• [Work required]: Determine the count of lines holding the string "standalone". Return only the number.
====== Records for the task
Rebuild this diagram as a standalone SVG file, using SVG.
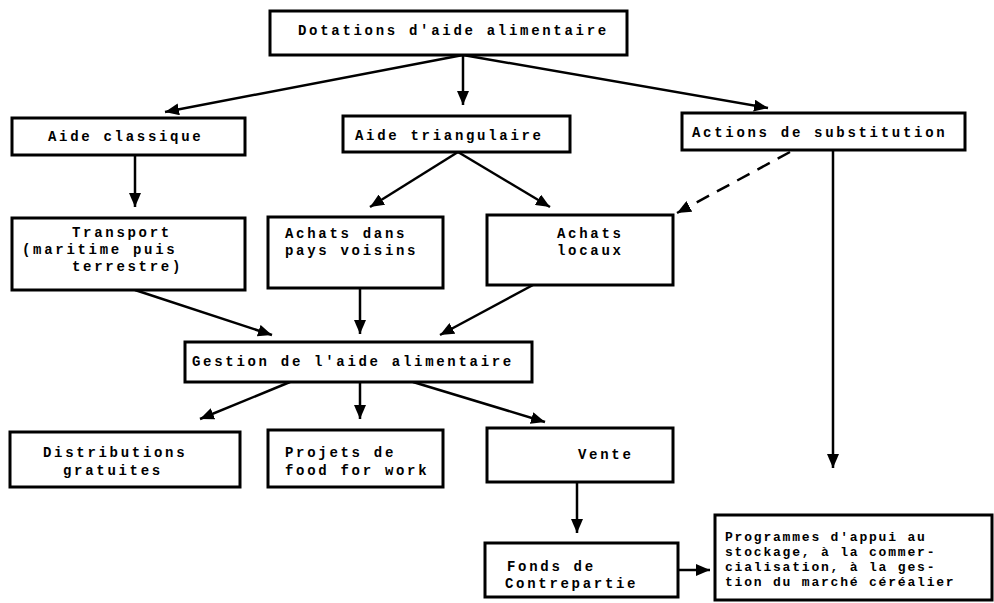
<svg xmlns="http://www.w3.org/2000/svg" width="994" height="603" viewBox="0 0 994 603">
  <style>
    .box { fill: #fff; stroke: #000; stroke-width: 3; }
    .lbl { font-family: "Liberation Mono", "DejaVu Sans Mono", monospace; font-weight: bold; font-size: 14px; letter-spacing: 2.7px; fill: #000; }
    .sm { font-size: 13px; letter-spacing: 1.8px; }
    .edge { fill: none; stroke: #000; stroke-width: 2.5; marker-end: url(#ah); }
    .dash { stroke-dasharray: 14 9; }
  </style>
  <defs>
    <marker id="ah" markerUnits="userSpaceOnUse" markerWidth="14" markerHeight="12" refX="14" refY="6" orient="auto">
      <path d="M0,0 L14,6 L0,12 z" fill="#000"/>
    </marker>
  </defs>
  <rect width="994" height="603" fill="#fff"/>

  <g id="connectors">
    <line class="edge" x1="463" y1="55" x2="165" y2="112"/>
    <line class="edge" x1="463" y1="55" x2="463" y2="105"/>
    <line class="edge" x1="463" y1="55" x2="768" y2="108"/>
    <line class="edge" x1="135" y1="155" x2="135" y2="207"/>
    <line class="edge" x1="458" y1="152" x2="370" y2="207"/>
    <line class="edge" x1="458" y1="152" x2="550" y2="207"/>
    <line class="edge dash" x1="790" y1="152" x2="677" y2="213"/>
    <line class="edge" x1="833" y1="150" x2="833" y2="468"/>
    <line class="edge" x1="135" y1="290" x2="272" y2="335"/>
    <line class="edge" x1="360" y1="288" x2="360" y2="334"/>
    <line class="edge" x1="533" y1="285" x2="440" y2="335"/>
    <line class="edge" x1="290" y1="382" x2="200" y2="419"/>
    <line class="edge" x1="360" y1="382" x2="360" y2="419"/>
    <line class="edge" x1="413" y1="382" x2="545" y2="422"/>
    <line class="edge" x1="577" y1="482" x2="577" y2="533"/>
    <line class="edge" x1="678" y1="570" x2="710" y2="570"/>
  </g>

  <g id="dotations">
    <rect class="box" x="270" y="11" width="357" height="44"/>
    <text class="lbl" x="298" y="35">Dotations d'aide alimentaire</text>
  </g>
  <g id="aide-classique">
    <rect class="box" x="12" y="118" width="233" height="37"/>
    <text class="lbl" x="48" y="141">Aide classique</text>
  </g>
  <g id="aide-triangulaire">
    <rect class="box" x="343" y="116" width="227" height="36"/>
    <text class="lbl" x="355" y="140">Aide triangulaire</text>
  </g>
  <g id="actions-substitution">
    <rect class="box" x="682" y="113" width="283" height="37"/>
    <text class="lbl" x="692" y="137">Actions de substitution</text>
  </g>
  <g id="transport">
    <rect class="box" x="12" y="218" width="233" height="72"/>
    <text class="lbl" x="72" y="237">Transport</text>
    <text class="lbl" x="22" y="254">(maritime puis</text>
    <text class="lbl" x="72" y="271">terrestre)</text>
  </g>
  <g id="achats-voisins">
    <rect class="box" x="268" y="217" width="175" height="71"/>
    <text class="lbl" x="285" y="238">Achats dans</text>
    <text class="lbl" x="285" y="255">pays voisins</text>
  </g>
  <g id="achats-locaux">
    <rect class="box" x="487" y="215" width="186" height="70"/>
    <text class="lbl" x="557" y="238">Achats</text>
    <text class="lbl" x="557" y="255">locaux</text>
  </g>
  <g id="gestion">
    <rect class="box" x="185" y="342" width="347" height="40"/>
    <text class="lbl" x="192" y="366">Gestion de l'aide alimentaire</text>
  </g>
  <g id="distributions">
    <rect class="box" x="10" y="432" width="230" height="55"/>
    <text class="lbl" x="43" y="457">Distributions</text>
    <text class="lbl" x="63" y="475">gratuites</text>
  </g>
  <g id="food-for-work">
    <rect class="box" x="268" y="430" width="175" height="57"/>
    <text class="lbl" x="285" y="457">Projets de</text>
    <text class="lbl" x="285" y="475">food for work</text>
  </g>
  <g id="vente">
    <rect class="box" x="487" y="428" width="186" height="54"/>
    <text class="lbl" x="578" y="459">Vente</text>
  </g>
  <g id="fonds">
    <rect class="box" x="485" y="543" width="193" height="54"/>
    <text class="lbl" x="507" y="571">Fonds de</text>
    <text class="lbl" x="505" y="588">Contrepartie</text>
  </g>
  <g id="programmes">
    <rect class="box" x="715" y="515" width="277" height="85"/>
    <text class="lbl sm" x="725" y="541">Programmes d'appui au</text>
    <text class="lbl sm" x="725" y="556">stockage, à la commer-</text>
    <text class="lbl sm" x="725" y="571">cialisation, à la ges-</text>
    <text class="lbl sm" x="725" y="586">tion du marché céréalier</text>
  </g>
</svg>
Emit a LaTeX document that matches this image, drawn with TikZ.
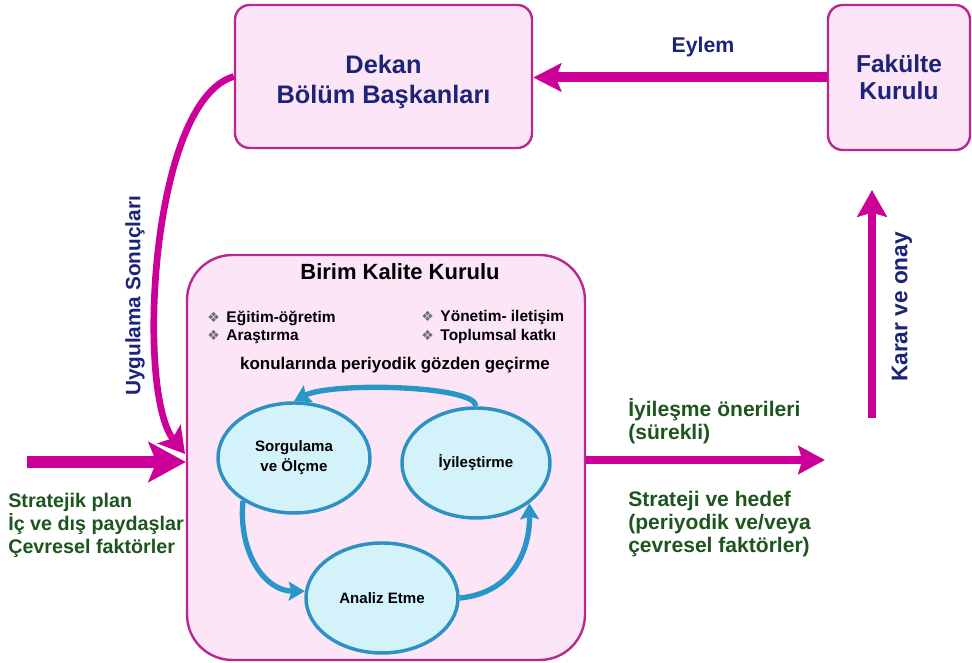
\documentclass[tikz,border=0pt]{standalone}
\usepackage{fontspec}
\setmainfont{Liberation Sans}
\newfontfamily\bulletfont{DejaVu Sans}
\usetikzlibrary{arrows.meta,shapes.geometric}
\definecolor{magarrow}{RGB}{204,0,153}
\definecolor{boxedge}{RGB}{185,40,145}
\definecolor{boxfill}{RGB}{252,229,246}
\definecolor{navytext}{RGB}{28,36,122}
\definecolor{greentext}{RGB}{30,85,30}
\definecolor{ellfill}{RGB}{212,242,250}
\definecolor{elledge}{RGB}{45,145,195}
\definecolor{cyclecol}{RGB}{40,150,200}
\definecolor{bulletgray}{RGB}{110,110,110}
\newcommand{\dia}{{\bulletfont\color{bulletgray}\fontsize{10.5}{10.5}\selectfont ❖}\hspace{5pt}}

\begin{document}
\begin{tikzpicture}[line cap=round,line join=round,x=0.75pt,y=0.75pt,
	pinkbox/.style={draw=boxedge,line width=1.8pt,fill=boxfill,rounded corners=11pt,align=center,inner sep=0pt},
	ellbox/.style={ellipse,draw=elledge,line width=2.6pt,fill=ellfill,minimum width=114pt,minimum height=82.5pt,inner sep=0pt,align=center,font=\fontsize{11.3}{15}\selectfont\bfseries},
	flowarrow/.style={draw=magarrow,line width=7pt,line cap=butt},
	cyclearrow/.style={draw=cyclecol,line width=4pt,line cap=butt,-{Stealth[length=12pt,width=14pt,inset=2pt]}},
	navylabel/.style={text=navytext,font=\bfseries,align=center},
	greenlabel/.style={text=greentext,align=left,anchor=west,inner sep=0pt}]
		\fill[white] (0,0) rectangle (972,663);
		\useasboundingbox (0,0) rectangle (972,663);
		% boxes
		\node[pinkbox,minimum width=222.75pt,minimum height=107.25pt] (dekan) at (383.5,586.5) {};
		\node[navylabel,font=\fontsize{19}{22.5}\selectfont\bfseries] (dekantext) at (383.5,581) {Dekan\\Bölüm Başkanları};
		\node[pinkbox,minimum width=106.5pt,minimum height=108.75pt,text=navytext,font=\fontsize{18.4}{20.5}\selectfont\bfseries] (fakulte) at (899,585.5) {Fakülte\\Kurulu};
		\node[pinkbox,rounded corners=34pt,minimum width=298.5pt,minimum height=303.75pt] (birim) at (386,205.5) {};
		% inside the quality board
		\node[font=\fontsize{16.5}{18}\selectfont\bfseries] (birimtitle) at (400,391) {Birim Kalite Kurulu};
		\node[anchor=west,inner sep=0pt,font=\fontsize{11.6}{13}\selectfont\bfseries] (egitim) at (207,345) {\dia Eğitim-öğretim};
		\node[anchor=west,inner sep=0pt,font=\fontsize{11.6}{13}\selectfont\bfseries] (arastirma) at (207,326) {\dia Araştırma};
		\node[anchor=west,inner sep=0pt,font=\fontsize{11.6}{13}\selectfont\bfseries] (yonetim) at (421,345) {\dia Yönetim- iletişim};
		\node[anchor=west,inner sep=0pt,font=\fontsize{11.6}{13}\selectfont\bfseries] (toplumsal) at (421,326) {\dia Toplumsal katkı};
		\node[font=\fontsize{12.7}{14}\selectfont\bfseries] (gozden) at (395,298) {konularında periyodik gözden geçirme};
		\node[ellbox] (sor) at (294,205) {Sorgulama\\ve Ölçme};
		\node[ellbox,minimum width=111pt] (iyi) at (476,200) {İyileştirme};
		\node[ellbox] (ana) at (382,65) {Analiz Etme};
		\draw[cyclearrow] (iyi.north) .. controls (476,278) and (330,281) .. (sor.north);
		\draw[cyclearrow] (sor.220) .. controls (238,110) and (265,72) .. (ana.175);
		\draw[cyclearrow] (ana.east) .. controls (512,70) and (530,112) .. (iyi.-37);
		% flow arrows
		\coordinate (inL) at (27,201);
		\coordinate (outR) at (825,203);
		\coordinate (kararS) at (872,245);
		\coordinate (kararE) at (872,473);
		\coordinate (uygE) at (185,209);
		\draw[flowarrow,line width=7.5pt,-{Stealth[length=21pt,width=21pt,inset=4pt]}] (fakulte.west) -- (fakulte.west -| dekan.east);
		\draw[flowarrow,line width=6.5pt,-{Stealth[length=20pt,width=22pt,inset=3pt]}] (kararS) -- (kararE);
		\draw[flowarrow,line width=5pt,-{Stealth[length=19pt,width=22pt,inset=4pt]}] (dekan.west) .. controls (150,562) and (136,270) .. (uygE);
		\draw[flowarrow,line width=9pt,-{Stealth[length=28pt,width=30pt,inset=6pt]}] (inL) -- (inL -| birim.west);
		\draw[flowarrow,line width=6pt,-{Stealth[length=20pt,width=21pt,inset=3pt]}] (birim.east |- outR) -- (outR);
		% labels
		\node[navylabel,font=\fontsize{16}{18}\selectfont\bfseries] (eylem) at (703,616) {Eylem};
		\node[navylabel,rotate=90,font=\fontsize{17}{19}\selectfont\bfseries] (karar) at (902,356) {Karar ve onay};
		\node[navylabel,rotate=90,font=\fontsize{15.6}{18}\selectfont\bfseries] (uygulama) at (135,367) {Uygulama Sonuçları};
		\node[greenlabel,font=\fontsize{14.8}{17.25}\selectfont\bfseries] (girdi) at (8,137.5) {Stratejik plan\\İç ve dış paydaşlar\\Çevresel faktörler};
		\node[greenlabel,font=\fontsize{15.8}{17.25}\selectfont\bfseries] (oneri) at (628,241.5) {İyileşme önerileri\\(sürekli)};
		\node[greenlabel,font=\fontsize{15.8}{17.25}\selectfont\bfseries] (strateji) at (628,138.5) {Strateji ve hedef\\(periyodik ve/veya\\çevresel faktörler)};
	\end{tikzpicture}
\end{document}
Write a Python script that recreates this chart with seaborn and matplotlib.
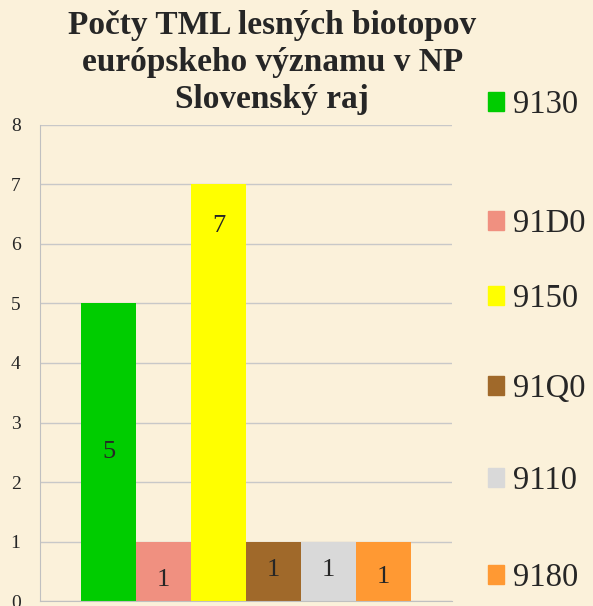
============
• [Exercise output]: 2